Un pourvoi en cassation est formé sur ce point par l’emprunteur. Dans un arrêt du 21 octobre 20201, la Cour casse l’arrêt de la cour d’appel de Pau au motif que le raisonnement retenu par les juges du fond entre en contradiction avec les articles L. 311-12 et L. 311-48 du Code de la consommation, dans leurs rédactions antérieures à celles issues de l’ordonnance n° 2016-301 du 14 mars 2016, relative à la partie législative du Code de la consommation2.
En droit du crédit à la consommation, c’est bien évidemment au professionnel, à savoir à l’organisme prêteur, d’apporter la preuve de la régularité de l’offre qu’il soumet au juge pour obtenir le paiement du capital et des intérêts. Faute d’apporter cette preuve, il est déchu du droit aux intérêts et n’obtient que le paiement du capital restant dû.
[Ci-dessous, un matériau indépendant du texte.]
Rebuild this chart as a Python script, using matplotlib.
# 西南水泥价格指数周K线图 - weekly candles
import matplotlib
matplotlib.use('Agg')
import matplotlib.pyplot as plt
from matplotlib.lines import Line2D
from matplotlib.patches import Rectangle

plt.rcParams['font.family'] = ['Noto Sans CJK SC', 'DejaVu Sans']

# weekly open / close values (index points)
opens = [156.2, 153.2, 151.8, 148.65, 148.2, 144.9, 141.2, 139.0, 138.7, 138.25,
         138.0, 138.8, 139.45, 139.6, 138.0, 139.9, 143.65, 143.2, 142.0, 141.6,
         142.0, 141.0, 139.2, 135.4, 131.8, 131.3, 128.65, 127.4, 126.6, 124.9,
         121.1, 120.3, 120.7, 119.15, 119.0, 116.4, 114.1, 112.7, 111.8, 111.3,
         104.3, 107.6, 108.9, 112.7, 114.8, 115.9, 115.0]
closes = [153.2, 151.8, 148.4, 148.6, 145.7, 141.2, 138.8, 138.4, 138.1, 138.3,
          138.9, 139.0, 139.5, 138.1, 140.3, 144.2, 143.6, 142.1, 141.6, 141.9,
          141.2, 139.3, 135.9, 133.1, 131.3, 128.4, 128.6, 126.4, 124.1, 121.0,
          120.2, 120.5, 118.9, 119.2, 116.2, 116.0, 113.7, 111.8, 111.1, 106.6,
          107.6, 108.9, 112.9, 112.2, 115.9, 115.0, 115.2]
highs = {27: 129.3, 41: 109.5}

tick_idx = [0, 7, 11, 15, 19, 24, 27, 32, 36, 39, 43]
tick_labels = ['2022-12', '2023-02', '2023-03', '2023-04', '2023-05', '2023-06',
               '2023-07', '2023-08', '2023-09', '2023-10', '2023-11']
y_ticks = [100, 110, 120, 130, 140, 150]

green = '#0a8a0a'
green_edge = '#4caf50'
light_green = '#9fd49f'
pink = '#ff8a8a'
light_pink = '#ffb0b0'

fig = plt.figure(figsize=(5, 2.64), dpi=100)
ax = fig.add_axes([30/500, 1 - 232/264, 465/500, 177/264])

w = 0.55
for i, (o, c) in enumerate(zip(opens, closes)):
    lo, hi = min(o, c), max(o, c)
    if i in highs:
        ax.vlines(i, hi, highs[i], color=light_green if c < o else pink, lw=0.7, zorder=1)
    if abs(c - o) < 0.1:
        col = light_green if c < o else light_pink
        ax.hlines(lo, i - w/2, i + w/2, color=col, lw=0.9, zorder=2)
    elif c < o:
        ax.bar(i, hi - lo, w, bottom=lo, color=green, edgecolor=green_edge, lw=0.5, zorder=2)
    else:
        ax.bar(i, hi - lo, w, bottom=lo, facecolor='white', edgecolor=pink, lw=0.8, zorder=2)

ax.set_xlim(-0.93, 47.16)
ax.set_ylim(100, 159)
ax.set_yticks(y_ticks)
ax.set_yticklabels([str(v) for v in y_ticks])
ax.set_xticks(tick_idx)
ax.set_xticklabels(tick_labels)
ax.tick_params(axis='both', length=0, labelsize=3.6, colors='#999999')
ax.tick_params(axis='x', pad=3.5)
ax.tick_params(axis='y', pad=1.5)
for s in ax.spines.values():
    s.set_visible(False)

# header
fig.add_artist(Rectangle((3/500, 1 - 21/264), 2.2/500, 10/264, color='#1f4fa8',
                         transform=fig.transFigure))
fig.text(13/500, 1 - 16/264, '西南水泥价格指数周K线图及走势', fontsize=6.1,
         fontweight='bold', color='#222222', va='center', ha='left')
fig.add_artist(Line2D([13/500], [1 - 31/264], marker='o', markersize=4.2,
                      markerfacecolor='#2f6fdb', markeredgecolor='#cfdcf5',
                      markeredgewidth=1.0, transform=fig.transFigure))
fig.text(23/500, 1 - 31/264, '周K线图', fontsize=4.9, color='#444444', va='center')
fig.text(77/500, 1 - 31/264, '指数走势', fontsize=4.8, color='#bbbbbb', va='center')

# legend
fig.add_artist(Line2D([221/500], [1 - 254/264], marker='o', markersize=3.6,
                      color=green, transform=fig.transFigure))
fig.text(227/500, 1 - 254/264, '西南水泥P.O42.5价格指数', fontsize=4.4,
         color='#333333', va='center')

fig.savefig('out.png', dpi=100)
C’est donc au prêteur d’apporter la preuve que l’offre contient bien un formulaire détachable de rétractation. La question de la charge de la preuve de la présence de ce bordereau ne semble pas soulever de difficultés.
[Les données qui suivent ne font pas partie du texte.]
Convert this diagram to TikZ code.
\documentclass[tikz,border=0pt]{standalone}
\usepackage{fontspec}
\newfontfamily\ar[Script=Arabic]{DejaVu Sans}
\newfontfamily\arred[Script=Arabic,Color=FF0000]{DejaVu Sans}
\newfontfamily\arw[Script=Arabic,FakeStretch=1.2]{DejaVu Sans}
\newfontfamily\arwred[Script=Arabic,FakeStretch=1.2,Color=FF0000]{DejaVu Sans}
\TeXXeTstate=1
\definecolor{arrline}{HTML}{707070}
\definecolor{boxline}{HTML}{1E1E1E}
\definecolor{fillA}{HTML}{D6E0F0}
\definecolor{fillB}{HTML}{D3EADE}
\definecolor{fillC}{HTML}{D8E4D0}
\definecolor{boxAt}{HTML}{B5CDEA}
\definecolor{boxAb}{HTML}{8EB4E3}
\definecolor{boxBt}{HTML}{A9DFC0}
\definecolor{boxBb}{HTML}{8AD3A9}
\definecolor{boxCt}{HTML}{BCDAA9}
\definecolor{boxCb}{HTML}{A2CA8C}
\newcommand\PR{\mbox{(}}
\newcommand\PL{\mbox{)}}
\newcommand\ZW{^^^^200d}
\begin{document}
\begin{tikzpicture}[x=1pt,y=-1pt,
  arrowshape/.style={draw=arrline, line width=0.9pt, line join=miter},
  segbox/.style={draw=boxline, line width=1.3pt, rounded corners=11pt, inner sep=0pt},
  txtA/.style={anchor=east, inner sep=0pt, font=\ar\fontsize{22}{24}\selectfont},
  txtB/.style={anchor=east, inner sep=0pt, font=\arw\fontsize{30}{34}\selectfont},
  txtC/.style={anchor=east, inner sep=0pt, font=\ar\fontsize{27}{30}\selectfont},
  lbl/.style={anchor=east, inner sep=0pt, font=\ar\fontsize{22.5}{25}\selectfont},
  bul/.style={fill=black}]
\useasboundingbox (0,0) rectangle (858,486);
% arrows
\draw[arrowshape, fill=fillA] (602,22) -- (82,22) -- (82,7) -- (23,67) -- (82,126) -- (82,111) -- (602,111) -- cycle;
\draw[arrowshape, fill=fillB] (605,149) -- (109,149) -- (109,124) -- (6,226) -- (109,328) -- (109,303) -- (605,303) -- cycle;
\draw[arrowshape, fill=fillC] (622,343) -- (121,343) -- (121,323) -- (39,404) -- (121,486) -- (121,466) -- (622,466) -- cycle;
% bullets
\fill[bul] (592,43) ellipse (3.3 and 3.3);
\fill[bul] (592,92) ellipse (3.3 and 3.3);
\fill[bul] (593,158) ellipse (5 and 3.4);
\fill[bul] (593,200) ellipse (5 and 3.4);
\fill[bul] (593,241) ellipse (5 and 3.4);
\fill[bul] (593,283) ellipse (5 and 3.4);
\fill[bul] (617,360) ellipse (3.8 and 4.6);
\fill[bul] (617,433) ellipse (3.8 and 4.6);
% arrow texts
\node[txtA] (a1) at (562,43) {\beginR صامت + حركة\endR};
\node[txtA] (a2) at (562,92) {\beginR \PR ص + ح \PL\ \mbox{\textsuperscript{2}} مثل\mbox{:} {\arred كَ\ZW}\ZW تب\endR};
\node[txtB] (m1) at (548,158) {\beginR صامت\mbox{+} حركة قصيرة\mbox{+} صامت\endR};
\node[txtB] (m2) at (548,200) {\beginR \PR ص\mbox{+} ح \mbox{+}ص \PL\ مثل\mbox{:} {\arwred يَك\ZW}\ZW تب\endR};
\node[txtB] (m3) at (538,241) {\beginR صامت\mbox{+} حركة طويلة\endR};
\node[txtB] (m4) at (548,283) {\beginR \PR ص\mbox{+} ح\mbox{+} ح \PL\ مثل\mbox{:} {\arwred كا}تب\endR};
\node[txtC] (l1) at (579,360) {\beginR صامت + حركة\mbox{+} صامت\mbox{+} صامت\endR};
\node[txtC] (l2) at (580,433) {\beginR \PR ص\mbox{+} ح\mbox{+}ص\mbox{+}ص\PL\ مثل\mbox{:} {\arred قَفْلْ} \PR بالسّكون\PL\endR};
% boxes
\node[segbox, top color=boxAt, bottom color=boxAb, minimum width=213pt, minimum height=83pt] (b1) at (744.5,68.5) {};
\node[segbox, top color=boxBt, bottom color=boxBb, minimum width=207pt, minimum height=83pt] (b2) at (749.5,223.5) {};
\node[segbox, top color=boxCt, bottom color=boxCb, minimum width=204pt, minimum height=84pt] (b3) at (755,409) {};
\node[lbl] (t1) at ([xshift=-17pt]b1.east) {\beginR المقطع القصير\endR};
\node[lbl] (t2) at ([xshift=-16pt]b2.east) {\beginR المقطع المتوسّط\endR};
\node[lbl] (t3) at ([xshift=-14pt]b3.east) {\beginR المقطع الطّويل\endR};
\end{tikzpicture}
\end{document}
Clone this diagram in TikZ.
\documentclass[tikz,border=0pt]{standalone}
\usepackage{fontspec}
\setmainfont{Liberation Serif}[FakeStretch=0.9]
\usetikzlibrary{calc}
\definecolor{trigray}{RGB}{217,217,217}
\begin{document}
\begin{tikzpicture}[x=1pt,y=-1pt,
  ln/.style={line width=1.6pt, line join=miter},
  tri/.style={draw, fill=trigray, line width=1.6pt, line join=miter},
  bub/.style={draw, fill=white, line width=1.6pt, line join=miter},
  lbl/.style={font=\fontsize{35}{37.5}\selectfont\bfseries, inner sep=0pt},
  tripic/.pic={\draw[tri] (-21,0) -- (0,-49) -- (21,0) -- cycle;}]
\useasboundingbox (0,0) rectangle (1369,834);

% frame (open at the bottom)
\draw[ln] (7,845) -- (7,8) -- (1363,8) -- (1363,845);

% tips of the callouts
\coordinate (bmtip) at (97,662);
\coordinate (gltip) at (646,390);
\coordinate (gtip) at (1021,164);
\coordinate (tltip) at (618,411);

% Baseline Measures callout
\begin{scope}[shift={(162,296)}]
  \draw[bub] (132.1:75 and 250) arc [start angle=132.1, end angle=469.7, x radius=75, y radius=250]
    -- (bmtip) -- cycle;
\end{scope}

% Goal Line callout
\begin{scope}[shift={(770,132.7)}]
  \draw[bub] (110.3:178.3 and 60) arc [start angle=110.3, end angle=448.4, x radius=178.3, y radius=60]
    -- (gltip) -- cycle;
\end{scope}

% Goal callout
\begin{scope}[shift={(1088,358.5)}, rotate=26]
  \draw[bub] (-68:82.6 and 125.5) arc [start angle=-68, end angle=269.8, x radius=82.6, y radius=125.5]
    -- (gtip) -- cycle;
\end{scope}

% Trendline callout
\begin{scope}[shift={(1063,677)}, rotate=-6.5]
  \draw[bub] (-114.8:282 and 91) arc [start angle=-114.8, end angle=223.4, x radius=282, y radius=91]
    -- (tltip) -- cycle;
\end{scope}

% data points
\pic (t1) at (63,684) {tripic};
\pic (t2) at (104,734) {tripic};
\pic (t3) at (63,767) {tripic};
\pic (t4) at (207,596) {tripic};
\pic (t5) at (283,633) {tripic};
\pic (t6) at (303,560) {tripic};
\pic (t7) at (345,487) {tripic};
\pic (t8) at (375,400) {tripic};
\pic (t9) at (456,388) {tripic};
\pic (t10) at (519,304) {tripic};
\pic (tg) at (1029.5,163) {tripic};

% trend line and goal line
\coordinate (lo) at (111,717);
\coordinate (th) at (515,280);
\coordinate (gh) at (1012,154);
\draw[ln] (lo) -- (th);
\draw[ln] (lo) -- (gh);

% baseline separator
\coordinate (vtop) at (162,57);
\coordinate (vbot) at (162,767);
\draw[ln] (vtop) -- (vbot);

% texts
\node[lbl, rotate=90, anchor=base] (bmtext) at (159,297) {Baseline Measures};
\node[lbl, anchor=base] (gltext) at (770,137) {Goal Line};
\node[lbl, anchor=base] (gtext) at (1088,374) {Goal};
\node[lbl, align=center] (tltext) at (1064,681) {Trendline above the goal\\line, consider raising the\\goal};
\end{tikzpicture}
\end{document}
Se pose toutefois une question pratique : sous quelle forme la preuve de la présence du bordereau peut-elle être apportée ? Tenu de fournir au consommateur ce formulaire, le professionnel du crédit prévoit souvent dans le contrat une clause au titre de laquelle l’emprunteur reconnaît l’avoir reçu. Elle est en général libellée de la façon suivante : « Je reconnais rester en possession d’un exemplaire de cette offre doté d’un formulaire détachable de rétractation ». Des variantes existent quant à la formulation mais cette clause pré-imprimée figurant dans l’offre est en général située immédiatement au-dessus de la signature de l’emprunteur et vise à permettre au prêteur de se dispenser de produire un exemplaire comprenant ledit bordereau ou une copie de l’exemplaire remis à l’emprunteur. Or, comme le notait Sâmi Hazoug, « si l’objet d’une telle stipulation est clair, il n’en est pas de même de son exact effet »3. Quelle est la portée de la clause attestant de la remise du bordereau ? C’est à cette question que répond la Cour de cassation dans son arrêt du 21 octobre 2020.
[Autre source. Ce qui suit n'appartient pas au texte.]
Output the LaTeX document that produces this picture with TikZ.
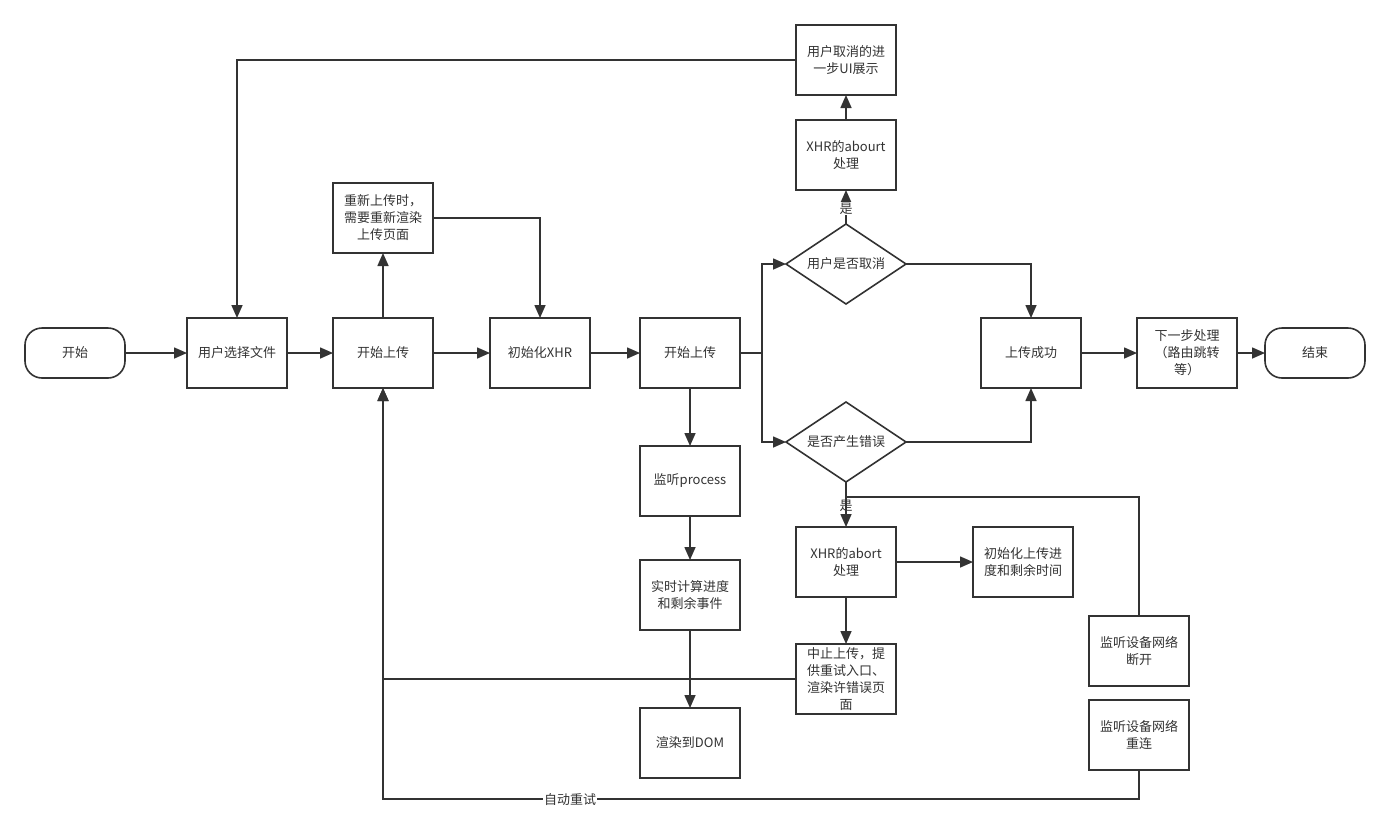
\documentclass[tikz,border=0pt]{standalone}
\usepackage{fontspec}
\setmainfont{Noto Sans CJK SC}
\usetikzlibrary{arrows.meta,shapes.geometric}
\definecolor{ink}{HTML}{333333}
\begin{document}
\begin{tikzpicture}[x=1pt,y=-1pt,
  every node/.style={font=\fontsize{13pt}{17pt}\selectfont, text=ink, align=center, outer sep=0pt},
  box/.style={draw=ink, line width=1.6pt, minimum width=100pt, minimum height=70pt, inner sep=2pt},
  term/.style={draw=ink, line width=1.6pt, minimum width=100pt, minimum height=50pt, rounded corners=17pt},
  dia/.style={draw=ink, line width=1.6pt, diamond, aspect=1.5, minimum width=120pt, minimum height=80pt, inner sep=0pt},
  arr/.style={draw=ink, line width=1.6pt, -{Triangle[length=13pt,width=11pt]}},
  ln/.style={draw=ink, line width=1.6pt},
  lbl/.style={fill=white, inner sep=1pt}
]
\fill[white] (0,0) rectangle (1390,823);
\useasboundingbox (0,0) rectangle (1390,823);

% nodes
\node[term] (start) at (75,353) {开始};
\node[box] (sel) at (237,353) {用户选择文件};
\node[box] (s1) at (383,353) {开始上传};
\node[box] (xhr) at (540,353) {初始化XHR};
\node[box] (s2) at (690,353) {开始上传};
\node[box] (re) at (383,218) {重新上传时，\\需要重新渲染\\上传页面};
\node[box] (proc) at (690,481) {监听process};
\node[box] (calc) at (690,595) {实时计算进度\\和剩余事件};
\node[box] (dom) at (690,743) {渲染到DOM};
\node[dia] (d1) at (846,264) {用户是否取消};
\node[dia] (d2) at (846,442) {是否产生错误};
\node[box] (ab1) at (846,155) {XHR的abourt\\处理};
\node[box] (ui) at (846,60) {用户取消的进\\一步UI展示};
\node[box] (ab2) at (846,562) {XHR的abort\\处理};
\node[box] (init) at (1023,562) {初始化上传进\\度和剩余时间};
\node[box] (stop) at (846,679) {中止上传，提\\供重试入口、\\渲染许错误页\\面};
\node[box] (ok) at (1031,353) {上传成功};
\node[box] (next) at (1187,353) {下一步处理\\（路由跳转\\等）};
\node[term] (end) at (1315,353) {结束};
\node[box] (off) at (1139,651) {监听设备网络\\断开};
\node[box] (on) at (1139,735) {监听设备网络\\重连};
\coordinate (j1) at (846,497);
\coordinate (split) at (762,353);

% connectors
\draw[arr] (start) -- (sel);
\draw[arr] (sel) -- (s1);
\draw[arr] (s1) -- (xhr);
\draw[arr] (xhr) -- (s2);
\draw[arr] (s1) -- (re);
\draw[arr] (re.east) -| (xhr.north);
\draw[arr] (ui.west) -| (sel.north);
\draw[ln] (s2.east) -- (split);
\draw[arr] (split) |- (d1.west);
\draw[arr] (split) |- (d2.west);
\draw[arr] (s2) -- (proc);
\draw[arr] (proc) -- (calc);
\draw[arr] (calc) -- (dom);
\draw[arr] (d1) -- node[lbl, pos=0.45] (yes1) {是} (ab1);
\draw[arr] (ab1) -- (ui);
\draw[arr] (d1.east) -| (ok.north);
\draw[arr] (d2.east) -| (ok.south);
\draw[arr] (ok) -- (next);
\draw[arr] (next) -- (end);
\node[inner sep=0pt] (yes2) at (846,506) {是};
\draw[arr] (d2) -- (ab2);
\draw[ln] (off.north) |- (j1);
\draw[arr] (ab2) -- (init);
\draw[arr] (ab2) -- (stop);
\draw[arr] (stop.west) -| (s1.south);
\coordinate (c1) at (1139,799);
\draw[arr] (on.south) -- (c1) -| (s1.south);
\node[lbl] (retry) at (570,800) {自动重试};
\end{tikzpicture}
\end{document}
Il convient cependant de rappeler que ce contentieux abondant relatif à la preuve de l’existence du bordereau de rétractation dans une offre de crédit à la consommation pourrait être simplifié et apuré si les organismes prêteurs établissaient des exemplaires de contrats de crédit, en tous points identiques pour chacune des parties4, conformément aux prescriptions de l’article 1375 du Code civil (ancien article 1325)5. Nombre de professionnels du crédit s’en dispensent. D’après ce qu’ils avancent, ils établissent le contrat de crédit en exemplaires distincts, l’un comprenant un bordereau qui est remis à l’emprunteur et l’autre qui n’en comprend pas et qu’ils conservent. Ce dernier exemplaire est produit en cas de contentieux et évidemment, il suscite la circonspection, car il ne comporte pas de bordereau. Or le juge, garant de la loi, est tenu de s’assurer de la conformité du contrat aux dispositions du Code de la consommation. En l’absence d’offre contenant un bordereau, son office lui impose de soulever cette irrégularité6 puis de la sanctionner7. L’existence d’une clause de reconnaissance de remise d’une offre dotée d’un bordereau vise à pallier cette absence. Il serait pourtant simple, pour le prêteur, de rassurer le juge en produisant un exemplaire de l’offre identique à celui remis à l’emprunteur. Cela permettrait également au prêteur de prouver la régularité du bordereau8. Certains professionnels du crédit procèdent ainsi et démontrent la régularité de l’offre sur ce point. Pourquoi les autres ne le font-ils pas ? Le mystère reste entier et nourrit un contentieux abondant et répétitif, que l’arrêt du 21 octobre 2020 ne va pas contribuer à tarir.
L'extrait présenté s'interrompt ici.